Per the Sundance description of “Cuties,” the film “nimbly depicts the tweens’ youthful energy and vulnerabilities while exploring their fumbling eagerness to be identified as sexualized. Fathia Youssouf captivates as Amy, shifting like a chameleon between the different identities her character is juggling and deftly anchoring the film’s immensely watchable, vivacious young cast.”
Mary Margaret Olohan, a reporter for conservative publication the Daily Caller, early Thursday tweeted a video clip of the girls in the film dancing suggestively and twerking, commenting, “Netflix is comfortable with this. Plenty of people will defend it. This is where our culture is at.” She added, “I understand this video is upsetting and depicts little girls in a gruesome light. I tweeted it for those who will say that ‘Cuties’ is innocent.”
Conservative advocacy group Parents Television Council said in a statement Thursday that after “reviewing the film,” it “stands by its earlier criticism that the TV-MA-rated film sexualizes children.”
According to PTC, the young female actors were trained in highly sexualized dance routines; were given lines with “foul, vulgar language” including f—; and were made to wear revealing clothing.

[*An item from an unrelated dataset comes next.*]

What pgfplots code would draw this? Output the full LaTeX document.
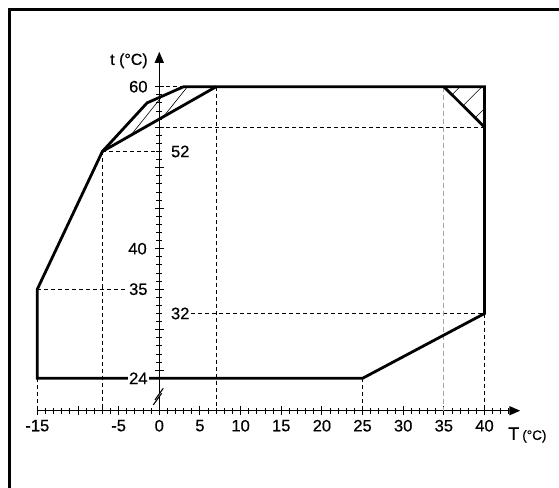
\documentclass[border=0pt]{standalone}
\usepackage{pgfplots}
\pgfplotsset{compat=1.18}
\usepackage{fontspec}
\setmainfont{Liberation Sans}[FakeBold=0.6]
\newfontfamily\lblfont{Liberation Sans}[FakeBold=0.6]
\usetikzlibrary{arrows.meta}

\begin{document}
\begin{tikzpicture}
\begin{axis}[
  x=8.13pt, y=8.1pt,
  xmin=-15, xmax=44.4, ymin=20, ymax=64.3,
  axis x line=bottom, axis y line=middle,
  x axis line style={line width=1.4pt,-{Triangle[length=11pt,width=9pt]}},
  y axis line style={line width=1.4pt,-{Triangle[length=11pt,width=9pt]}},
  clip=false,
  xtick={-15,-10,...,40},
  xticklabels={-15,{},-5,0,5,10,15,20,25,30,35,40},
  minor xtick={-15,-14,...,43},
  ytick={25,30,...,60},
  yticklabels={},
  minor ytick={24,25,...,60},
  tick align=center,
  major tick length=9pt, minor tick length=6pt,
  every tick/.append style={black, line width=0.9pt},
  tick label style={font=\lblfont\fontsize{16.5}{19}\selectfont, inner sep=1pt},
  /pgf/number format/assume math mode=true,
  xticklabel style={yshift=-3.5pt},
]
% guide lines
\addplot[black, line width=1.1pt, dash pattern=on 4pt off 3pt] coordinates {(0,55)(40,55)};
\addplot[black, line width=1.1pt, dash pattern=on 4pt off 3pt] coordinates {(0,60)(3,60)};
\addplot[black, line width=1.1pt, dash pattern=on 4pt off 3pt] coordinates {(-7,52)(0,52)};
\addplot[black, line width=1.1pt, dash pattern=on 4pt off 3pt] coordinates {(-15,35)(-4.1,35)};
\addplot[black, line width=1.1pt, dash pattern=on 4pt off 3pt] coordinates {(3.9,32)(40,32)};
\addplot[black, line width=1.1pt, dash pattern=on 4pt off 3pt] coordinates {(-15,24)(-15,20)};
\addplot[black, line width=1.1pt, dash pattern=on 4pt off 3pt] coordinates {(-7,52)(-7,20)};
\addplot[black, line width=1.1pt, dash pattern=on 4pt off 3pt] coordinates {(7,60)(7,20)};
\addplot[black, line width=1.1pt, dash pattern=on 4pt off 3pt] coordinates {(25,24)(25,20)};
\addplot[black, line width=1.1pt, dash pattern=on 4pt off 3pt] coordinates {(40,32)(40,20)};
\addplot[black!35, line width=0.8pt, dash pattern=on 5pt off 3pt] coordinates {(35,60)(35,20)};
% hatching
\addplot[black, line width=0.6pt] coordinates {(-3.5,54.0)(0.36,58.83)};
\addplot[black, line width=0.6pt] coordinates {(0.5,56.29)(3.47,60)};
\addplot[black, line width=0.6pt] coordinates {(36,59)(37,60)};
\addplot[black, line width=0.6pt] coordinates {(37.35,57.65)(39.7,60)};
\addplot[black, line width=0.6pt] coordinates {(38.85,56.15)(40,57.3)};
% envelope
\addplot[black, line width=2.8pt, line join=miter] coordinates {(-15,24)(-15,35)(-7,52)(-1.5,58)(3,60)(40,60)(40,32)(25,24)(-15,24)} -- cycle;
\addplot[black, line width=2.8pt] coordinates {(-7,52)(7,60)};
\addplot[black, line width=2.8pt] coordinates {(35,60)(40,55)};
% value labels
\node[anchor=east, inner sep=1pt, font=\lblfont\fontsize{16.5}{19}\selectfont] at (axis cs:-1.3,60) {60};
\node[anchor=west, inner sep=1pt, font=\lblfont\fontsize{16.5}{19}\selectfont] at (axis cs:1.3,52) {52};
\node[anchor=east, inner sep=1pt, font=\lblfont\fontsize{16.5}{19}\selectfont] at (axis cs:-1.4,40) {40};
\node[anchor=east, inner sep=1pt, font=\lblfont\fontsize{16.5}{19}\selectfont] at (axis cs:-1.3,35) {35};
\node[anchor=west, inner sep=1pt, font=\lblfont\fontsize{16.5}{19}\selectfont] at (axis cs:1.3,32) {32};
\node[anchor=east, inner sep=1pt, fill=white, font=\lblfont\fontsize{16.5}{19}\selectfont] at (axis cs:-1.3,24) {24};
% axis titles
\node[inner sep=0pt, font=\lblfont\fontsize{16}{19}\selectfont] at (axis cs:-3.73,63.2) {t (°C)};
\node[anchor=base west, inner sep=0pt, font=\lblfont] at (axis cs:42.9,16.4) {\fontsize{18}{20}\selectfont T\,{\fontsize{13.5}{15}\selectfont(°C)}};
% axis break mark
\fill[white] (axis cs:-0.74,20.71) -- (axis cs:0.29,22.15) -- (axis cs:0.49,22.77) -- (axis cs:-0.53,21.33) -- cycle;
\draw[line width=1.1pt] (axis cs:-0.74,20.71) -- (axis cs:0.29,22.15);
\draw[line width=1.1pt] (axis cs:-0.53,21.33) -- (axis cs:0.49,22.77);
% frame
\draw[line width=2.6pt, line join=miter] (axis cs:49.2,69.51) -- (axis cs:-18.4,69.51) -- (axis cs:-18.4,10.4);
\coordinate (bbA) at (axis cs:-19.59,70.70);
\coordinate (bbB) at (axis cs:49.16,10.46);
\end{axis}
\pgfresetboundingbox
\path[use as bounding box] (bbA) rectangle (bbB);
\end{tikzpicture}
\end{document}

In addition, in one scene, Amy is shown pulling down her underwear to photograph her genitals to post online, and in another she tries to seduce a man (who is a family member) to get out of trouble for stealing his cell phone.
“By removing the offensive poster and replacing it with a more innocuous one, Netflix might actually have made the situation worse by suggesting that ‘Cuties’ is nothing more than a cute, coming-of-age movie,” Melissa Henson, program director for the PTC, said. “Although the film tackles an important topic – one that under different circumstances we might even applaud – it’s the way the film goes about it that’s problematic. This film could have been a powerful rebuke of popular culture that sexualizes children and robs them of their innocence.”
The “Cuties” description on Netflix currently reads, “Eleven-year-old Amy starts to rebel against her conservative family’s traditions when she becomes fascinated with a free-spirited dance crew.” Previously, the description read, “Amy, 11, becomes fascinated with a twerking dance crew. Hoping to join them, she starts to explore her femininity, defying her family’s traditions.”
Netflix acquired worldwide rights (excluding France) to “Cuties” prior to its Sundance premiere. The film was produced by Bien ou Bien Productions and co-produced with France 3 Cinéma.
In Variety‘s review of the film, Amy Nicholson writes that Doucouré’s “coming-of-age drama starts with Amy doodling stick figures and climaxes with the kid booty-shaking in hot pants. The choice is also false, but Doucouré believes that today’s girls see their options in black and white. ‘Cuties” job is to coil the contrasting messages and spin them until her lead falls down dizzy, which can make the film feel as subtle as a headache.”